High-resolution elapsed-time measurement with configurable clock source and precision.

ElapsedTimer measures how much time (wall-clock or CPU-active time) has elapsed since start() was called. It is the lowest-level timing primitive in VLink and is used internally by DeadlineTimer, CpuProfiler, and the message-loop task latency tracking.
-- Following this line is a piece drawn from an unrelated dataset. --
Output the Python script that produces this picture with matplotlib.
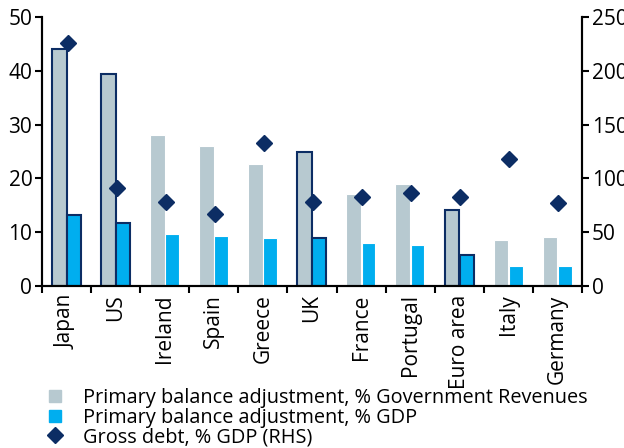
import numpy as np
import matplotlib
matplotlib.use("Agg")
from matplotlib import pyplot as plt
from matplotlib.lines import Line2D

plt.rcParams['font.family'] = ['Open Sans', 'DejaVu Sans']

countries = ['Japan', 'US', 'Ireland', 'Spain', 'Greece', 'UK', 'France',
             'Portugal', 'Euro area', 'Italy', 'Germany']
adj_revenues = [44.0, 39.4, 28.0, 26.0, 22.7, 25.0, 17.1, 19.0, 14.2, 8.6, 9.2]
adj_gdp = [13.2, 11.8, 9.6, 9.3, 8.9, 8.9, 8.0, 7.6, 5.8, 3.7, 3.7]
gross_debt = [226, 91, 78, 67, 133, 78, 83, 86, 83, 118, 77]
outlined = ['Japan', 'US', 'UK', 'Euro area']

grey = '#b7c9d0'
blue = '#00aeef'
navy = '#0c2d64'

fig = plt.figure(figsize=(6.24, 4.48), dpi=100)
ax = fig.add_axes([0.0673, 0.3616, 0.8654, 0.6004])
ax2 = ax.twinx()

x = np.arange(len(countries)) + 0.5
for i, c in enumerate(countries):
    if c in outlined:
        ec, lw = navy, 1.5
    else:
        ec, lw = 'white', 0.8
    ax.bar(x[i] - 0.15, adj_revenues[i], width=0.3, color=grey, edgecolor=ec, linewidth=lw, zorder=2)
    ax.bar(x[i] + 0.15, adj_gdp[i], width=0.28, color=blue, edgecolor=ec, linewidth=lw, zorder=2)

ax2.plot(x + 0.02, gross_debt, linestyle='none', marker='D', markersize=8, color=navy, zorder=3)

ax.set_xlim(0, len(countries))
ax.set_ylim(0, 50)
ax2.set_ylim(0, 250)
ax.set_yticks(range(0, 51, 10))
ax2.set_yticks(range(0, 251, 50))

ax.set_xticks(np.arange(len(countries) + 1))
ax.set_xticklabels([])
ax.set_xticks(x, minor=True)
ax.set_xticklabels(countries, minor=True, rotation=90, fontsize=15)
ax.tick_params(axis='x', which='minor', length=0, pad=6)
ax.tick_params(axis='x', which='major', length=5, width=1.5, direction='out')
ax.tick_params(axis='y', length=5, width=1.5, labelsize=15, pad=2)
ax2.tick_params(axis='y', length=5, width=1.5, labelsize=15, pad=2)

for a in (ax, ax2):
    a.spines['top'].set_visible(False)
    for s in ('left', 'right', 'bottom'):
        a.spines[s].set_linewidth(1.5)

handles = [
    Line2D([], [], linestyle='none', marker='s', markersize=8, color=grey),
    Line2D([], [], linestyle='none', marker='s', markersize=8, color=blue),
    Line2D([], [], linestyle='none', marker='D', markersize=8, color=navy),
]
labels = ['Primary balance adjustment, % Government Revenues',
          'Primary balance adjustment, % GDP',
          'Gross debt, % GDP (RHS)']
fig.legend(handles, labels, loc='upper left', bbox_to_anchor=(0.075, 0.133),
           frameon=False, fontsize=14.3, handlelength=0.8, handletextpad=1.0,
           labelspacing=-0.03, borderpad=0, borderaxespad=0)

fig.savefig('out.png', dpi=100)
Two independent axes of configuration are available:

Clock source (Method)
Value Clock source Notes
kCpuTimestamp CLOCK_MONOTONIC_RAW / steady_clock Monotonic wall time, never jumps
kCpuActiveTime getrusage / GetProcessTimes CPU user+kernel time consumed
Precision (Accuracy)
Value Unit Range (64-bit)
kMilli milliseconds ~292 million years
kMicro microseconds ~292 thousand years
kNano nanoseconds ~292 years
Note
  • The timer is not started on construction; call start() explicitly.
  • get() returns -1 when the timer has not been started or has been stopped.
  • The internal start_time_ is stored as a std::atomic<int64_t>, making concurrent reads from multiple threads safe, though concurrent start()/stop() calls from different threads lead to a data race on the "is started" semantic.
  • On Linux, get_sys_timestamp() uses CLOCK_REALTIME via clock_gettime for nanosecond resolution; on Windows it falls back to std::chrono::system_clock.
  • get_cpu_timestamp() uses CLOCK_MONOTONIC_RAW on Linux (immune to NTP adjustments) and std::chrono::steady_clock on other platforms.
Example
vlink::ElapsedTimer t(vlink::ElapsedTimer::kCpuTimestamp,
vlink::ElapsedTimer::kMicro);
t.start();
do_work();
int64_t us = t.get(); // microseconds elapsed; -1 if not started
t.stop();
// One-liner: restart returns elapsed and resets the timer atomically
int64_t delta = t.restart();